Task goal => Exactly as they appear, output all of the records. Skip any images.

Provided data =>
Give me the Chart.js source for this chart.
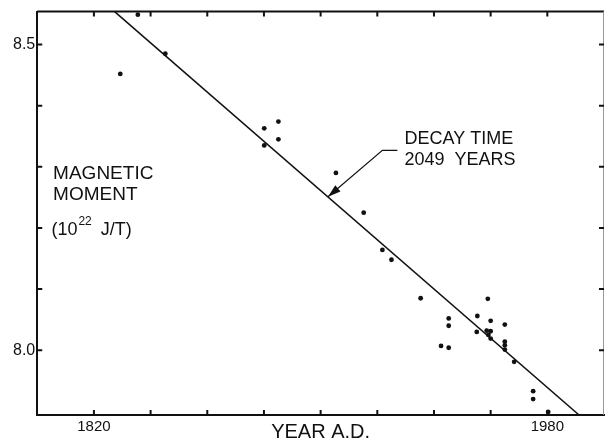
<!DOCTYPE html>
<html>
<head>
<meta charset="utf-8">
<script src="https://cdn.jsdelivr.net/npm/chart.js@4.4.1/dist/chart.umd.min.js"></script>
<style>
  html, body { margin: 0; padding: 0; background: #fff; }
  #wrap { width: 608px; height: 442px; }
</style>
</head>
<body>
<div id="wrap"><canvas id="chart"></canvas></div>
<script>
// dipole moment estimates, year A.D. vs 10^22 J/T
var years = [1829.3, 1835.5, 1845.2, 1880.1, 1880.1, 1885.1, 1885.1, 1905.4, 1915.2, 1921.8,
             1925.0, 1935.3, 1942.5, 1945.2, 1945.2, 1945.2, 1955.1, 1955.3, 1958.6, 1959.0,
             1959.2, 1960.0, 1960.0, 1960.0, 1965.0, 1965.0, 1965.0, 1965.0, 1968.3, 1975.0,
             1975.0, 1980.3];
var moments = [8.452, 8.549, 8.485, 8.363, 8.335, 8.374, 8.345, 8.290, 8.225, 8.164,
               8.148, 8.085, 8.007, 8.052, 8.040, 8.004, 8.030, 8.056, 8.032, 8.084,
               8.025, 8.048, 8.031, 8.019, 8.042, 8.014, 8.008, 8.001, 7.981, 7.933,
               7.920, 7.899];

// fitted decay line, read where it meets the frame
var fitYears = [1827.3, 1991.2];
var fitMoments = [8.554, 7.894];

var xTickLabels = { 1820: '1820', 1980: '1980' };
var yTickLabels = { '8.5': '8.5', '8.0': '8.0' };

var ink = '#111';
var textFont = '"Liberation Sans", Arial, sans-serif';

var points = years.map((y, i) => ({ x: y, y: moments[i] }));
var fit = fitYears.map((y, i) => ({ x: y, y: fitMoments[i] }));

// inward ticks on all four sides, top/right frame, and the notes
var frame = {
    id: 'frame',
    afterDatasetsDraw(chart) {
        const c = chart.ctx;
        const a = chart.chartArea;
        const xs = chart.scales.x;
        const ys = chart.scales.y;
        c.save();
        c.strokeStyle = ink;
        c.lineWidth = 2;
        c.beginPath();
        c.moveTo(a.left, a.top);
        c.lineTo(a.right, a.top);
        c.stroke();
        c.strokeStyle = '#999';
        c.lineWidth = 1;
        c.beginPath();
        c.moveTo(a.right - 0.5, a.top);
        c.lineTo(a.right - 0.5, a.bottom);
        c.stroke();

        c.strokeStyle = ink;
        c.lineWidth = 2;
        xs.ticks.forEach(t => {
            if (t.value <= xs.min || t.value >= xs.max) return;
            const px = xs.getPixelForValue(t.value);
            c.beginPath();
            c.moveTo(px, a.bottom); c.lineTo(px, a.bottom - 5);
            c.moveTo(px, a.top); c.lineTo(px, a.top + 5);
            c.stroke();
        });
        ys.ticks.forEach(t => {
            if (t.value < 7.95) return;
            const py = ys.getPixelForValue(t.value);
            c.beginPath();
            c.moveTo(a.left, py); c.lineTo(a.left + 5, py);
            c.moveTo(a.right, py); c.lineTo(a.right - 5, py);
            c.stroke();
        });

        c.fillStyle = ink;
        c.textBaseline = 'middle';
        c.textAlign = 'left';
        const px = v => xs.getPixelForValue(v);
        const py = v => ys.getPixelForValue(v);

        c.font = '19px ' + textFont;
        c.fillText('MAGNETIC', px(1805.6), py(8.288));
        c.fillText('MOMENT', px(1805.6), py(8.254));

        c.font = '18px ' + textFont;
        let x0 = px(1805.0), y0 = py(8.197);
        c.fillText('(10', x0, y0);
        x0 += c.measureText('(10').width + 1;
        c.font = '12px ' + textFont;
        c.fillText('22', x0, y0 - 8);
        x0 += c.measureText('22').width + 9;
        c.font = '18px ' + textFont;
        c.fillText('J/T)', x0, y0);

        c.font = '18px ' + textFont;
        c.fillText('DECAY TIME', px(1929.6), py(8.345));
        c.fillText('2049  YEARS', px(1929.6), py(8.311));

        // leader with arrowhead onto the fitted line
        const sx = px(1927.1), sy = py(8.327);
        const ex = px(1921.8), ey = py(8.327);
        const tx = px(1902.6), ty = py(8.251);
        c.lineWidth = 1.2;
        c.beginPath();
        c.moveTo(sx, sy); c.lineTo(ex, ey); c.lineTo(tx, ty);
        c.stroke();
        const ang = Math.atan2(ty - ey, tx - ex);
        const len = 13, half = 4;
        c.beginPath();
        c.moveTo(tx, ty);
        c.lineTo(tx - len * Math.cos(ang) + half * Math.sin(ang), ty - len * Math.sin(ang) - half * Math.cos(ang));
        c.lineTo(tx - len * Math.cos(ang) - half * Math.sin(ang), ty - len * Math.sin(ang) + half * Math.cos(ang));
        c.closePath();
        c.fill();
        c.restore();
    }
};

new Chart(document.getElementById('chart'), {
    type: 'scatter',
    data: {
        datasets: [
            {
                label: 'observations',
                data: points,
                backgroundColor: ink,
                borderColor: ink,
                pointRadius: 2.4,
                pointBorderWidth: 0
            },
            {
                label: 'decay fit',
                data: fit,
                showLine: true,
                borderColor: ink,
                borderWidth: 1.5,
                pointRadius: 0
            }
        ]
    },
    options: {
        responsive: true,
        maintainAspectRatio: false,
        animation: false,
        layout: { padding: { left: 11, top: 9, right: 1, bottom: 0 } },
        plugins: {
            legend: { display: false },
            tooltip: { enabled: false }
        },
        scales: {
            x: {
                type: 'linear',
                min: 1800,
                max: 2000,
                grid: { display: false, drawTicks: false },
                border: { display: true, color: ink, width: 2 },
                ticks: {
                    stepSize: 20,
                    autoSkip: false,
                    maxRotation: 0,
                    padding: 3,
                    color: ink,
                    font: { family: textFont, size: 15 },
                    callback: v => xTickLabels[v] || ''
                },
                title: {
                    display: true,
                    text: 'YEAR A.D.',
                    color: ink,
                    font: { family: textFont, size: 20, lineHeight: 1 },
                    padding: { top: -17, bottom: 0 }
                }
            },
            y: {
                type: 'linear',
                min: 7.894,
                max: 8.554,
                grid: { display: false, drawTicks: false },
                border: { display: true, color: ink, width: 2 },
                ticks: {
                    stepSize: 0.1,
                    includeBounds: false,
                    padding: 2,
                    color: ink,
                    font: { family: textFont, size: 16 },
                    callback: v => yTickLabels[v.toFixed(1)] || ''
                }
            }
        }
    },
    plugins: [frame]
});
</script>
</body>
</html>
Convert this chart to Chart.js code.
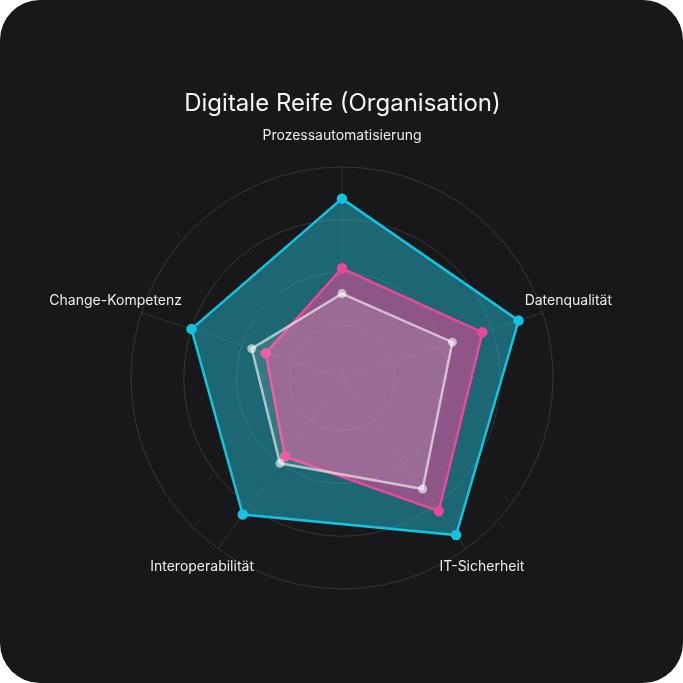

Answer below =>
Give me the Chart.js source for this chart.
<!DOCTYPE html>
<html>
<head>
<meta charset="utf-8">
<script src="https://cdn.jsdelivr.net/npm/chart.js@4.4.1/dist/chart.umd.min.js"></script>
<style>
  html, body { margin: 0; padding: 0; background: #fff; }
  #wrap { width: 608px; height: 442px; }
</style>
</head>
<body>
<div id="wrap"><canvas id="chart"></canvas></div>
<script>
// dipole moment estimates, year A.D. vs 10^22 J/T
var years = [1829.3, 1835.5, 1845.2, 1880.1, 1880.1, 1885.1, 1885.1, 1905.4, 1915.2, 1921.8,
             1925.0, 1935.3, 1942.5, 1945.2, 1945.2, 1945.2, 1955.1, 1955.3, 1958.6, 1959.0,
             1959.2, 1960.0, 1960.0, 1960.0, 1965.0, 1965.0, 1965.0, 1965.0, 1968.3, 1975.0,
             1975.0, 1980.3];
var moments = [8.452, 8.549, 8.485, 8.363, 8.335, 8.374, 8.345, 8.290, 8.225, 8.164,
               8.148, 8.085, 8.007, 8.052, 8.040, 8.004, 8.030, 8.056, 8.032, 8.084,
               8.025, 8.048, 8.031, 8.019, 8.042, 8.014, 8.008, 8.001, 7.981, 7.933,
               7.920, 7.899];

// fitted decay line, read where it meets the frame
var fitYears = [1827.3, 1991.2];
var fitMoments = [8.554, 7.894];

var xTickLabels = { 1820: '1820', 1980: '1980' };
var yTickLabels = { '8.5': '8.5', '8.0': '8.0' };

var ink = '#111';
var textFont = '"Liberation Sans", Arial, sans-serif';

var points = years.map((y, i) => ({ x: y, y: moments[i] }));
var fit = fitYears.map((y, i) => ({ x: y, y: fitMoments[i] }));

// inward ticks on all four sides, top/right frame, and the notes
var frame = {
    id: 'frame',
    afterDatasetsDraw(chart) {
        const c = chart.ctx;
        const a = chart.chartArea;
        const xs = chart.scales.x;
        const ys = chart.scales.y;
        c.save();
        c.strokeStyle = ink;
        c.lineWidth = 2;
        c.beginPath();
        c.moveTo(a.left, a.top);
        c.lineTo(a.right, a.top);
        c.stroke();
        c.strokeStyle = '#999';
        c.lineWidth = 1;
        c.beginPath();
        c.moveTo(a.right - 0.5, a.top);
        c.lineTo(a.right - 0.5, a.bottom);
        c.stroke();

        c.strokeStyle = ink;
        c.lineWidth = 2;
        xs.ticks.forEach(t => {
            if (t.value <= xs.min || t.value >= xs.max) return;
            const px = xs.getPixelForValue(t.value);
            c.beginPath();
            c.moveTo(px, a.bottom); c.lineTo(px, a.bottom - 5);
            c.moveTo(px, a.top); c.lineTo(px, a.top + 5);
            c.stroke();
        });
        ys.ticks.forEach(t => {
            if (t.value < 7.95) return;
            const py = ys.getPixelForValue(t.value);
            c.beginPath();
            c.moveTo(a.left, py); c.lineTo(a.left + 5, py);
            c.moveTo(a.right, py); c.lineTo(a.right - 5, py);
            c.stroke();
        });

        c.fillStyle = ink;
        c.textBaseline = 'middle';
        c.textAlign = 'left';
        const px = v => xs.getPixelForValue(v);
        const py = v => ys.getPixelForValue(v);

        c.font = '19px ' + textFont;
        c.fillText('MAGNETIC', px(1805.6), py(8.288));
        c.fillText('MOMENT', px(1805.6), py(8.254));

        c.font = '18px ' + textFont;
        let x0 = px(1805.0), y0 = py(8.197);
        c.fillText('(10', x0, y0);
        x0 += c.measureText('(10').width + 1;
        c.font = '12px ' + textFont;
        c.fillText('22', x0, y0 - 8);
        x0 += c.measureText('22').width + 9;
        c.font = '18px ' + textFont;
        c.fillText('J/T)', x0, y0);

        c.font = '18px ' + textFont;
        c.fillText('DECAY TIME', px(1929.6), py(8.345));
        c.fillText('2049  YEARS', px(1929.6), py(8.311));

        // leader with arrowhead onto the fitted line
        const sx = px(1927.1), sy = py(8.327);
        const ex = px(1921.8), ey = py(8.327);
        const tx = px(1902.6), ty = py(8.251);
        c.lineWidth = 1.2;
        c.beginPath();
        c.moveTo(sx, sy); c.lineTo(ex, ey); c.lineTo(tx, ty);
        c.stroke();
        const ang = Math.atan2(ty - ey, tx - ex);
        const len = 13, half = 4;
        c.beginPath();
        c.moveTo(tx, ty);
        c.lineTo(tx - len * Math.cos(ang) + half * Math.sin(ang), ty - len * Math.sin(ang) - half * Math.cos(ang));
        c.lineTo(tx - len * Math.cos(ang) - half * Math.sin(ang), ty - len * Math.sin(ang) + half * Math.cos(ang));
        c.closePath();
        c.fill();
        c.restore();
    }
};

new Chart(document.getElementById('chart'), {
    type: 'scatter',
    data: {
        datasets: [
            {
                label: 'observations',
                data: points,
                backgroundColor: ink,
                borderColor: ink,
                pointRadius: 2.4,
                pointBorderWidth: 0
            },
            {
                label: 'decay fit',
                data: fit,
                showLine: true,
                borderColor: ink,
                borderWidth: 1.5,
                pointRadius: 0
            }
        ]
    },
    options: {
        responsive: true,
        maintainAspectRatio: false,
        animation: false,
        layout: { padding: { left: 11, top: 9, right: 1, bottom: 0 } },
        plugins: {
            legend: { display: false },
            tooltip: { enabled: false }
        },
        scales: {
            x: {
                type: 'linear',
                min: 1800,
                max: 2000,
                grid: { display: false, drawTicks: false },
                border: { display: true, color: ink, width: 2 },
                ticks: {
                    stepSize: 20,
                    autoSkip: false,
                    maxRotation: 0,
                    padding: 3,
                    color: ink,
                    font: { family: textFont, size: 15 },
                    callback: v => xTickLabels[v] || ''
                },
                title: {
                    display: true,
                    text: 'YEAR A.D.',
                    color: ink,
                    font: { family: textFont, size: 20, lineHeight: 1 },
                    padding: { top: -17, bottom: 0 }
                }
            },
            y: {
                type: 'linear',
                min: 7.894,
                max: 8.554,
                grid: { display: false, drawTicks: false },
                border: { display: true, color: ink, width: 2 },
                ticks: {
                    stepSize: 0.1,
                    includeBounds: false,
                    padding: 2,
                    color: ink,
                    font: { family: textFont, size: 16 },
                    callback: v => yTickLabels[v.toFixed(1)] || ''
                }
            }
        }
    },
    plugins: [frame]
});
</script>
</body>
</html>
Convert this chart to Chart.js code.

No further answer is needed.